-- Given data --

☆ ☆ ☆ ☆ ☆

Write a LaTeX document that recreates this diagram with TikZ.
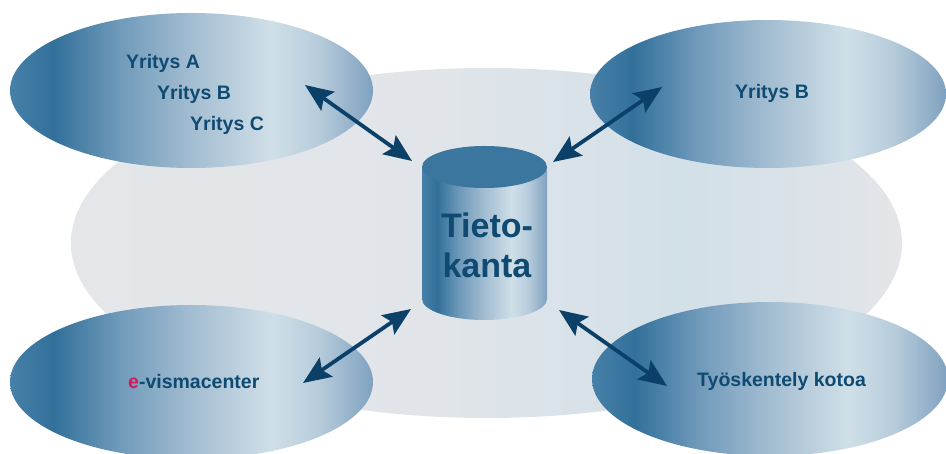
\documentclass[tikz,border=0pt]{standalone}
\usepackage{fontspec}
\setmainfont{Liberation Sans}
\usetikzlibrary{arrows.meta,shapes.geometric}
\definecolor{navy}{HTML}{0B4068}
\definecolor{txtblue}{HTML}{0E4A72}
\definecolor{emag}{HTML}{D6185A}
\definecolor{topface}{HTML}{3A769D}
\definecolor{ga}{HTML}{4780A8}
\definecolor{gb}{HTML}{32709A}
\definecolor{gc}{HTML}{6F9ABA}
\definecolor{gd}{HTML}{A3BDD1}
\definecolor{ge}{HTML}{CFDFE8}
\definecolor{gf}{HTML}{B7CCDB}
\definecolor{gg}{HTML}{7FA1BF}
\definecolor{ba}{HTML}{E4E6E9}
\definecolor{bb}{HTML}{E1E5E9}
\definecolor{bc}{HTML}{D2E0E8}
\definecolor{bd}{HTML}{DCE3E8}
\definecolor{be}{HTML}{E4E5E8}
\pgfdeclarehorizontalshading{ellgrad}{100bp}{color(0bp)=(ga); color(25bp)=(ga); color(31bp)=(gb); color(40bp)=(gc); color(50bp)=(gd); color(61bp)=(ge); color(67.5bp)=(gf); color(75bp)=(gg); color(100bp)=(gg)}
\pgfdeclarehorizontalshading{bggrad}{100bp}{color(0bp)=(ba); color(25bp)=(ba); color(47bp)=(bb); color(62bp)=(bc); color(70bp)=(bd); color(75bp)=(be); color(100bp)=(be)}
\tikzset{
  blob/.style={ellipse, inner sep=0pt, shading=ellgrad},
  lbl/.style={text=txtblue, font=\bfseries\fontsize{19.5}{22}\selectfont, anchor=base west, inner sep=0pt},
  tip/.style={Stealth[length=28pt,width=23pt,inset=5pt]},
  arr/.style={draw=navy, line width=3.8pt, {Stealth[length=28pt,width=23pt,inset=5pt]}-{Stealth[length=28pt,width=23pt,inset=5pt]}},
}
\begin{document}
\begin{tikzpicture}[x=1pt,y=-1pt]
\useasboundingbox (0,0) rectangle (946,454);
\clip (0,0) rectangle (946,454);
% background
\node[ellipse, inner sep=0pt, shading=bggrad, minimum width=831pt, minimum height=350pt] (bg) at (486.5,243) {};
% four ellipses
\node[blob, minimum width=363pt, minimum height=155pt] (tl) at (191.5,90.5) {};
\node[blob, minimum width=356pt, minimum height=148pt] (tr) at (768,94) {};
\node[blob, minimum width=363pt, minimum height=154pt] (bl) at (191.5,382) {};
\node[blob, minimum width=356pt, minimum height=154pt] (br) at (770,379) {};
% cylinder
\path[shading=ellgrad] (422,167) -- (422,299) arc[start angle=180, end angle=0, x radius=62.5, y radius=21] -- (547,167) -- cycle;
\fill[topface] (484.5,167) ellipse [x radius=62.5, y radius=21];
\node[text=txtblue, font=\bfseries\fontsize{34}{40}\selectfont, align=center, inner sep=0pt, anchor=base] (db) at (487,278) {Tieto-\\kanta};
% labels
\node[lbl] (ya) at (126,69) {Yritys A};
\node[lbl] (yb) at (157,100) {Yritys B};
\node[lbl] (yc) at (190,131) {Yritys C};
\node[lbl] (yb2) at (735,99) {Yritys B};
\node[lbl] (ev) at (128,389) {{\color{emag}e}-vismacenter};
\node[lbl] (tk) at (697,387) {Työskentely kotoa};
% arrow endpoints
\coordinate (a1) at (305,85);  \coordinate (b1) at (412,161);
\coordinate (a2) at (662,87);  \coordinate (b2) at (553,162);
\coordinate (a3) at (303,383); \coordinate (b3) at (411,309);
\coordinate (a4) at (667,386); \coordinate (b4) at (559,310);
\draw[arr] (a1) -- (b1);
\draw[arr] (a2) -- (b2);
\draw[arr] (a3) -- (b3);
\draw[arr] (a4) -- (b4);
\end{tikzpicture}
\end{document}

☆ ☆ ☆ ☆ ☆

-- What needs to be done --
Go through the material above and print all of it exactly, except the pictures.

-- Finished answer --
Write a LaTeX document that recreates this diagram with TikZ.
\documentclass[tikz,border=0pt]{standalone}
\usepackage{fontspec}
\setmainfont{Liberation Sans}
\usetikzlibrary{arrows.meta,shapes.geometric}
\definecolor{navy}{HTML}{0B4068}
\definecolor{txtblue}{HTML}{0E4A72}
\definecolor{emag}{HTML}{D6185A}
\definecolor{topface}{HTML}{3A769D}
\definecolor{ga}{HTML}{4780A8}
\definecolor{gb}{HTML}{32709A}
\definecolor{gc}{HTML}{6F9ABA}
\definecolor{gd}{HTML}{A3BDD1}
\definecolor{ge}{HTML}{CFDFE8}
\definecolor{gf}{HTML}{B7CCDB}
\definecolor{gg}{HTML}{7FA1BF}
\definecolor{ba}{HTML}{E4E6E9}
\definecolor{bb}{HTML}{E1E5E9}
\definecolor{bc}{HTML}{D2E0E8}
\definecolor{bd}{HTML}{DCE3E8}
\definecolor{be}{HTML}{E4E5E8}
\pgfdeclarehorizontalshading{ellgrad}{100bp}{color(0bp)=(ga); color(25bp)=(ga); color(31bp)=(gb); color(40bp)=(gc); color(50bp)=(gd); color(61bp)=(ge); color(67.5bp)=(gf); color(75bp)=(gg); color(100bp)=(gg)}
\pgfdeclarehorizontalshading{bggrad}{100bp}{color(0bp)=(ba); color(25bp)=(ba); color(47bp)=(bb); color(62bp)=(bc); color(70bp)=(bd); color(75bp)=(be); color(100bp)=(be)}
\tikzset{
  blob/.style={ellipse, inner sep=0pt, shading=ellgrad},
  lbl/.style={text=txtblue, font=\bfseries\fontsize{19.5}{22}\selectfont, anchor=base west, inner sep=0pt},
  tip/.style={Stealth[length=28pt,width=23pt,inset=5pt]},
  arr/.style={draw=navy, line width=3.8pt, {Stealth[length=28pt,width=23pt,inset=5pt]}-{Stealth[length=28pt,width=23pt,inset=5pt]}},
}
\begin{document}
\begin{tikzpicture}[x=1pt,y=-1pt]
\useasboundingbox (0,0) rectangle (946,454);
\clip (0,0) rectangle (946,454);
% background
\node[ellipse, inner sep=0pt, shading=bggrad, minimum width=831pt, minimum height=350pt] (bg) at (486.5,243) {};
% four ellipses
\node[blob, minimum width=363pt, minimum height=155pt] (tl) at (191.5,90.5) {};
\node[blob, minimum width=356pt, minimum height=148pt] (tr) at (768,94) {};
\node[blob, minimum width=363pt, minimum height=154pt] (bl) at (191.5,382) {};
\node[blob, minimum width=356pt, minimum height=154pt] (br) at (770,379) {};
% cylinder
\path[shading=ellgrad] (422,167) -- (422,299) arc[start angle=180, end angle=0, x radius=62.5, y radius=21] -- (547,167) -- cycle;
\fill[topface] (484.5,167) ellipse [x radius=62.5, y radius=21];
\node[text=txtblue, font=\bfseries\fontsize{34}{40}\selectfont, align=center, inner sep=0pt, anchor=base] (db) at (487,278) {Tieto-\\kanta};
% labels
\node[lbl] (ya) at (126,69) {Yritys A};
\node[lbl] (yb) at (157,100) {Yritys B};
\node[lbl] (yc) at (190,131) {Yritys C};
\node[lbl] (yb2) at (735,99) {Yritys B};
\node[lbl] (ev) at (128,389) {{\color{emag}e}-vismacenter};
\node[lbl] (tk) at (697,387) {Työskentely kotoa};
% arrow endpoints
\coordinate (a1) at (305,85);  \coordinate (b1) at (412,161);
\coordinate (a2) at (662,87);  \coordinate (b2) at (553,162);
\coordinate (a3) at (303,383); \coordinate (b3) at (411,309);
\coordinate (a4) at (667,386); \coordinate (b4) at (559,310);
\draw[arr] (a1) -- (b1);
\draw[arr] (a2) -- (b2);
\draw[arr] (a3) -- (b3);
\draw[arr] (a4) -- (b4);
\end{tikzpicture}
\end{document}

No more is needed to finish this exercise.